Contacts in parallels: Cannot switch higher loads but increases current stability and reliability.
Twin contacts: The blade is divided into two parts, each with its own contact, both contacts press down each on
their own independent fixed contacts. This system is particularly good for reliably switching at very low levels
Double break contacts: The double break contact arrangement is equivalent to two contacts connected in series. The maximum intensity supported corresponds to only one contact. This system allows for higher DC operating voltages.
This system prolongs contact life by inhibiting or reducing the arch. In parallel RC suppressors or varistors can be connected. In VDC applications with inductive loads, a diode must be placed inverse, in parallel (Free-Wheeling). Typical contact RM and RQ series resistance is 50mΩ. This resistance depends on materials used, pressure among them and contamination.

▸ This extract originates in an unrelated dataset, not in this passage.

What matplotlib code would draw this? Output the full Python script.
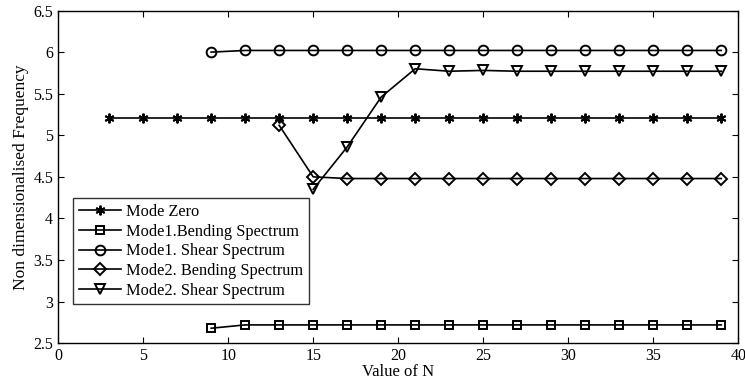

Maximum voltages are referred to contacts poles and between contacts and coil, complying with EN 60947/4/5 and VDE 0110 established maximum values, considering pollution, insulation material quality, shape, position and dimensions.
Maximum current is referred to each model, considering stable conduction (Ith) in VAC Maximum power indicated is the maximum switching value contacts can support. This value can be limited and not always meet the maximum power obtained by multiplying maximum voltage with maximum current.